● **Aim**
Don't include pictures. Quote the lines below from the first through the line that contains "from matplotlib.cm import ScalarMappable".

● **Supplied information**

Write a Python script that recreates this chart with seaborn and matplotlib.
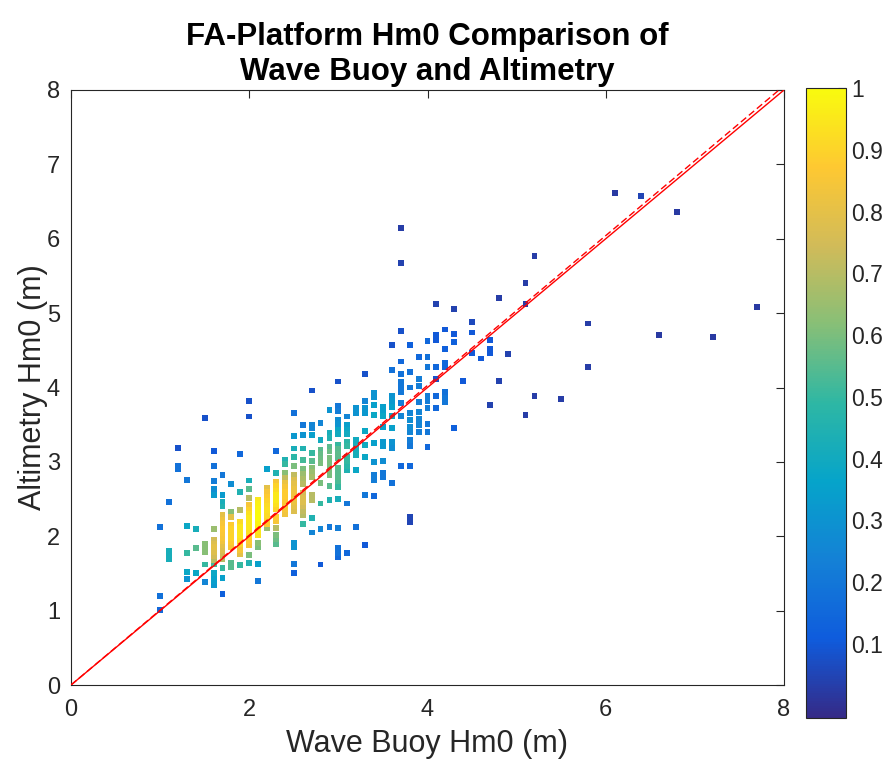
import numpy as np
import pandas as pd
import matplotlib
matplotlib.use("Agg")
import matplotlib.pyplot as plt
import seaborn as sns
from matplotlib.colors import LinearSegmentedColormap, Normalize
from matplotlib.cm import ScalarMappable

# ---------------- data ----------------
buoy_hm0 = [
    1.0, 1.0, 1.0,
    1.1, 1.1, 1.1, 1.1,
    1.2, 1.2, 1.2,
    1.3, 1.3, 1.3, 1.3, 1.3,
    1.4, 1.4, 1.4,
    1.5, 1.5, 1.5, 1.5, 1.5, 1.5,
    1.6, 1.6, 1.6, 1.6, 1.6, 1.6, 1.6, 1.6, 1.6, 1.6, 1.6, 1.6, 1.6, 1.6, 1.6, 1.6, 1.6,
    1.7, 1.7, 1.7, 1.7, 1.7, 1.7, 1.7, 1.7, 1.7, 1.7, 1.7, 1.7, 1.7, 1.7, 1.7, 1.7, 1.7, 1.7,
    1.8, 1.8, 1.8, 1.8, 1.8, 1.8, 1.8, 1.8, 1.8, 1.8, 1.8,
    1.9, 1.9, 1.9, 1.9, 1.9, 1.9, 1.9, 1.9, 1.9, 1.9, 1.9, 1.9,
    2.0, 2.0, 2.0, 2.0, 2.0, 2.0, 2.0, 2.0, 2.0, 2.0, 2.0, 2.0, 2.0, 2.0, 2.0, 2.0, 2.0,
    2.1, 2.1, 2.1, 2.1, 2.1, 2.1, 2.1, 2.1, 2.1, 2.1, 2.1, 2.1, 2.1,
    2.2, 2.2, 2.2, 2.2, 2.2, 2.2, 2.2, 2.2, 2.2, 2.2, 2.2,
    2.3, 2.3, 2.3, 2.3, 2.3, 2.3, 2.3, 2.3, 2.3, 2.3, 2.3, 2.3, 2.3, 2.3, 2.3,
    2.4, 2.4, 2.4, 2.4, 2.4, 2.4, 2.4, 2.4, 2.4, 2.4, 2.4, 2.4,
    2.5, 2.5, 2.5, 2.5, 2.5, 2.5, 2.5, 2.5, 2.5, 2.5, 2.5, 2.5, 2.5, 2.5, 2.5, 2.5, 2.5, 2.5,
    2.6, 2.6, 2.6, 2.6, 2.6, 2.6, 2.6, 2.6, 2.6, 2.6, 2.6, 2.6, 2.6, 2.6, 2.6,
    2.7, 2.7, 2.7, 2.7, 2.7, 2.7, 2.7, 2.7, 2.7, 2.7, 2.7, 2.7, 2.7,
    2.8, 2.8, 2.8, 2.8, 2.8, 2.8, 2.8, 2.8, 2.8, 2.8,
    2.9, 2.9, 2.9, 2.9, 2.9, 2.9, 2.9, 2.9, 2.9, 2.9, 2.9, 2.9,
    3.0, 3.0, 3.0, 3.0, 3.0, 3.0, 3.0, 3.0, 3.0, 3.0, 3.0, 3.0, 3.0, 3.0, 3.0, 3.0, 3.0, 3.0, 3.0, 3.0, 3.0,
    3.1, 3.1, 3.1, 3.1, 3.1, 3.1, 3.1, 3.1, 3.1, 3.1, 3.1, 3.1,
    3.2, 3.2, 3.2, 3.2, 3.2, 3.2, 3.2, 3.2,
    3.3, 3.3, 3.3, 3.3, 3.3, 3.3, 3.3, 3.3, 3.3,
    3.4, 3.4, 3.4, 3.4, 3.4, 3.4, 3.4, 3.4, 3.4,
    3.5, 3.5, 3.5, 3.5, 3.5, 3.5, 3.5, 3.5, 3.5,
    3.6, 3.6, 3.6, 3.6, 3.6, 3.6, 3.6, 3.6, 3.6, 3.6,
    3.7, 3.7, 3.7, 3.7, 3.7, 3.7, 3.7, 3.7, 3.7, 3.7, 3.7,
    3.8, 3.8, 3.8, 3.8, 3.8, 3.8, 3.8, 3.8, 3.8, 3.8, 3.8, 3.8,
    3.9, 3.9, 3.9, 3.9, 3.9, 3.9, 3.9, 3.9,
    4.0, 4.0, 4.0, 4.0, 4.0, 4.0, 4.0, 4.0, 4.0,
    4.1, 4.1, 4.1, 4.1, 4.1, 4.1, 4.1,
    4.2, 4.2, 4.2, 4.2, 4.2, 4.2, 4.2,
    4.3, 4.3, 4.3, 4.3,
    4.4,
    4.5, 4.5, 4.5,
    4.6,
    4.7, 4.7, 4.7, 4.7,
    4.8, 4.8,
    4.9,
    5.1, 5.1, 5.1,
    5.2, 5.2,
    5.5,
    5.8, 5.8,
    6.1, 6.4, 6.6, 6.8, 7.2, 7.7,
]

alt_hm0 = [
    2.13, 1.20, 1.01,
    2.46, 1.80, 1.75, 1.70,
    3.19, 2.95, 2.90,
    2.76, 2.14, 1.78, 1.52, 1.42,
    2.10, 1.84, 1.50,
    3.59, 1.90, 1.85, 1.79, 1.62, 1.38,
    3.15, 2.94, 2.74, 2.64, 2.55, 2.10, 1.95, 1.90, 1.85, 1.79, 1.73, 1.68, 1.62, 1.50, 1.45, 1.40, 1.35,
    2.82, 2.56, 2.46, 2.40, 2.28, 2.22, 2.16, 2.10, 2.04, 1.98, 1.93, 1.88, 1.82, 1.76, 1.70, 1.57, 1.44, 1.22,
    2.70, 2.33, 2.26, 2.15, 2.10, 2.04, 1.98, 1.92, 1.86, 1.64, 1.58,
    3.11, 2.60, 2.35, 2.19, 2.13, 2.07, 2.01, 1.95, 1.89, 1.82, 1.76, 1.61,
    3.82, 3.61, 2.75, 2.63, 2.51, 2.42, 2.36, 2.30, 2.24, 2.18, 2.12, 2.06, 2.00, 1.94, 1.88, 1.75, 1.64,
    2.49, 2.43, 2.37, 2.31, 2.25, 2.19, 2.13, 2.07, 2.01, 1.91, 1.85, 1.63, 1.40,
    2.90, 2.65, 2.59, 2.53, 2.47, 2.41, 2.35, 2.29, 2.23, 2.17, 2.11,
    3.15, 2.85, 2.73, 2.67, 2.61, 2.55, 2.49, 2.43, 2.37, 2.26, 2.20, 2.11, 2.02, 1.96, 1.90,
    3.02, 2.97, 2.85, 2.78, 2.72, 2.66, 2.60, 2.54, 2.48, 2.42, 2.36, 2.30,
    3.66, 3.35, 3.18, 3.07, 2.95, 2.83, 2.76, 2.70, 2.64, 2.58, 2.52, 2.46, 2.40, 2.34, 1.91, 1.85, 1.63, 1.51,
    3.50, 3.36, 3.18, 3.03, 2.91, 2.84, 2.77, 2.70, 2.58, 2.52, 2.46, 2.40, 2.34, 2.28, 2.17,
    3.96, 3.50, 3.45, 3.36, 3.12, 3.01, 2.92, 2.86, 2.80, 2.55, 2.49, 2.24, 2.05,
    3.52, 3.29, 3.16, 3.10, 3.04, 2.98, 2.71, 2.44, 2.10, 1.62,
    3.70, 3.39, 3.32, 3.20, 3.14, 3.05, 2.98, 2.90, 2.82, 2.68, 2.49, 2.13,
    4.08, 3.75, 3.69, 3.57, 3.51, 3.43, 3.37, 3.23, 3.17, 3.11, 3.05, 2.92, 2.86, 2.80, 2.74, 2.66, 2.50, 2.11, 1.84, 1.78, 1.72,
    3.61, 3.49, 3.43, 3.38, 3.27, 3.21, 3.07, 3.01, 2.95, 2.89, 2.44, 1.77,
    3.72, 3.66, 3.30, 3.21, 3.15, 3.09, 2.89, 2.13,
    4.18, 3.82, 3.73, 3.66, 3.42, 3.23, 3.06, 2.55, 1.88,
    3.93, 3.87, 3.76, 3.63, 3.25, 3.00, 2.82, 2.76, 2.54,
    3.74, 3.68, 3.62, 3.47, 3.27, 3.21, 3.01, 2.85, 2.79,
    4.57, 4.23, 3.88, 3.82, 3.74, 3.62, 3.45, 3.27, 3.19, 2.71,
    6.14, 5.67, 4.76, 4.35, 4.18, 4.07, 4.00, 3.94, 3.79, 3.62, 2.94,
    4.57, 4.21, 4.00, 3.66, 3.56, 3.47, 3.40, 3.30, 3.21, 2.95, 2.26, 2.19,
    4.41, 4.11, 4.02, 3.80, 3.67, 3.58, 3.49, 3.40,
    4.62, 4.41, 4.27, 3.88, 3.82, 3.73, 3.51, 3.40, 3.20,
    5.12, 4.70, 4.64, 4.27, 4.12, 3.88, 3.73,
    4.78, 4.52, 4.33, 4.27, 3.94, 3.86, 3.81,
    5.05, 4.72, 4.61, 3.45,
    4.09,
    4.88, 4.74, 4.46,
    4.39,
    4.64, 4.52, 4.46, 3.76,
    5.20, 4.09,
    4.45,
    5.40, 5.12, 3.63,
    5.77, 3.88,
    3.85,
    4.86, 4.28,
    6.62, 6.58, 4.71, 6.36, 4.68, 5.08,
]

density = [
    .18, .18, .15,
    .18, .42, .42, .42,
    .08, .18, .18,
    .20, .38, .50, .38, .30,
    .42, .55, .38,
    .08, .62, .62, .62, .50, .25,
    .10, .18, .22, .28, .33, .65, .75, .78, .80, .78, .75, .70, .52, .38, .36, .34, .32,
    .20, .33, .42, .45, .80, .83, .85, .87, .86, .85, .83, .80, .78, .75, .70, .50, .35, .12,
    .28, .62, .80, .88, .90, .90, .90, .88, .85, .55, .55,
    .15, .45, .70, .92, .95, .95, .95, .93, .90, .85, .80, .50,
    .08, .08, .42, .55, .70, .85, .90, .93, .95, .95, .95, .93, .90, .88, .85, .60, .45,
    .95, .97, .98, 1.0, 1.0, .98, .97, .95, .93, .62, .60, .35, .20,
    .35, .80, .85, .88, .90, .92, .93, .92, .90, .88, .65,
    .15, .45, .85, .90, .92, .95, .95, .93, .90, .88, .85, .70, .60, .58, .55,
    .45, .50, .62, .72, .82, .85, .88, .88, .87, .86, .85, .83,
    .18, .32, .42, .48, .60, .72, .78, .80, .82, .83, .83, .82, .80, .78, .30, .30, .20, .12,
    .20, .30, .45, .52, .60, .65, .68, .70, .75, .78, .78, .75, .72, .70, .50,
    .08, .25, .25, .35, .50, .55, .62, .65, .67, .70, .70, .45, .25,
    .25, .40, .55, .57, .58, .60, .60, .50, .25, .10,
    .30, .42, .45, .55, .58, .60, .60, .60, .60, .55, .45, .20,
    .08, .20, .22, .28, .30, .38, .40, .50, .55, .56, .55, .55, .55, .55, .53, .50, .42, .22, .18, .18, .15,
    .25, .35, .38, .40, .48, .50, .50, .50, .48, .45, .20, .15,
    .30, .30, .40, .42, .42, .42, .38, .18,
    .08, .25, .30, .32, .38, .40, .38, .20, .10,
    .30, .30, .35, .38, .35, .30, .22, .22, .15,
    .35, .35, .38, .35, .32, .32, .28, .20, .20,
    .08, .18, .30, .32, .35, .38, .35, .30, .28, .18,
    .03, .04, .08, .15, .18, .20, .20, .20, .22, .25, .15,
    .12, .18, .20, .25, .28, .28, .25, .22, .20, .15, .05, .05,
    .15, .22, .22, .22, .25, .25, .25, .22,
    .15, .18, .20, .22, .22, .22, .20, .20, .15,
    .04, .10, .10, .15, .08, .15, .15,
    .10, .12, .15, .15, .18, .20, .20,
    .04, .10, .12, .12,
    .10,
    .06, .10, .10,
    .10,
    .10, .10, .10, .04,
    .03, .04,
    .04,
    .03, .03, .03,
    .03, .03,
    .03,
    .03, .03,
    .02, .05, .02, .02, .02, .02,
]

# reference lines
one_to_one = [0.0, 8.0]
fit_slope = 1.007
fit_intercept = 0.0

cbar_ticks = [0.1, 0.2, 0.3, 0.4, 0.5, 0.6, 0.7, 0.8, 0.9, 1.0]
cbar_labels = ["0.1", "0.2", "0.3", "0.4", "0.5", "0.6", "0.7", "0.8", "0.9", "1"]
axis_ticks = [0, 2, 4, 6, 8]
yaxis_ticks = [0, 1, 2, 3, 4, 5, 6, 7, 8]

# ---------------- style ----------------
sns.set_theme(style="white")
plt.rcParams["font.family"] = ["Liberation Sans", "DejaVu Sans"]
text_col = "#262626"

parula = LinearSegmentedColormap.from_list(
    "parula",
    ["#352a87", "#0f5cdd", "#1481d6", "#06a4ca", "#2eb7a4",
     "#87bf77", "#d1bb59", "#fec832", "#f9fb0e"],
)
vmin, vmax = -0.02, 1.0
norm = Normalize(vmin=vmin, vmax=vmax)

df = pd.DataFrame({"buoy": buoy_hm0, "alt": alt_hm0, "dens": density})
df = df.sort_values("dens")

fig = plt.figure(figsize=(8.91, 7.67), dpi=100)
W, H = 891, 767
ax = fig.add_axes([71 / W, 1 - 685 / H, 713 / W, 595 / H])

sns.scatterplot(data=df, x="buoy", y="alt", hue="dens", palette=parula,
                hue_norm=norm, marker="s", s=18, linewidth=0,
                legend=False, ax=ax, zorder=3)

xs = np.array(one_to_one)
ax.plot(xs, xs, color="#ff0000", lw=1.0, zorder=4)
ax.plot(xs, fit_slope * xs + fit_intercept, color="#ff0000", lw=1.0,
        ls=(0, (5, 2.5)), zorder=4)

ax.set_xlim(0, 8)
ax.set_ylim(0, 8)
ax.set_xticks(axis_ticks)
ax.set_yticks(yaxis_ticks)
ax.tick_params(direction="in", length=6, width=0.8, colors=text_col,
               labelsize=17, top=True, right=True, pad=8)
ax.tick_params(axis="x", pad=10)
for sp in ax.spines.values():
    sp.set_color(text_col)
    sp.set_linewidth(0.8)
    sp.set_visible(True)

ax.set_xlabel("Wave Buoy Hm0 (m)", fontsize=22, color=text_col, labelpad=6)
ax.set_ylabel("Altimetry Hm0 (m)", fontsize=22, color=text_col, labelpad=-1)
ax.set_title("FA-Platform Hm0 Comparison of\nWave Buoy and Altimetry",
             fontsize=22.5, fontweight="bold", color="black", pad=7,
             linespacing=1.25)

# colorbar
cax = fig.add_axes([806 / W, 1 - 718 / H, 40 / W, 630 / H])
sm = ScalarMappable(norm=norm, cmap=parula)
cb = fig.colorbar(sm, cax=cax)
cb.set_ticks(cbar_ticks)
cb.set_ticklabels(cbar_labels)
cb.ax.tick_params(direction="in", length=6, width=0.8, colors=text_col,
                  labelsize=16.5, pad=4)
cb.outline.set_edgecolor(text_col)
cb.outline.set_linewidth(0.8)

fig.savefig("out.png", dpi=100, facecolor="white")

● **Result of the exercise**
Write a Python script that recreates this chart with seaborn and matplotlib.
import numpy as np
import pandas as pd
import matplotlib
matplotlib.use("Agg")
import matplotlib.pyplot as plt
import seaborn as sns
from matplotlib.colors import LinearSegmentedColormap, Normalize
from matplotlib.cm import ScalarMappable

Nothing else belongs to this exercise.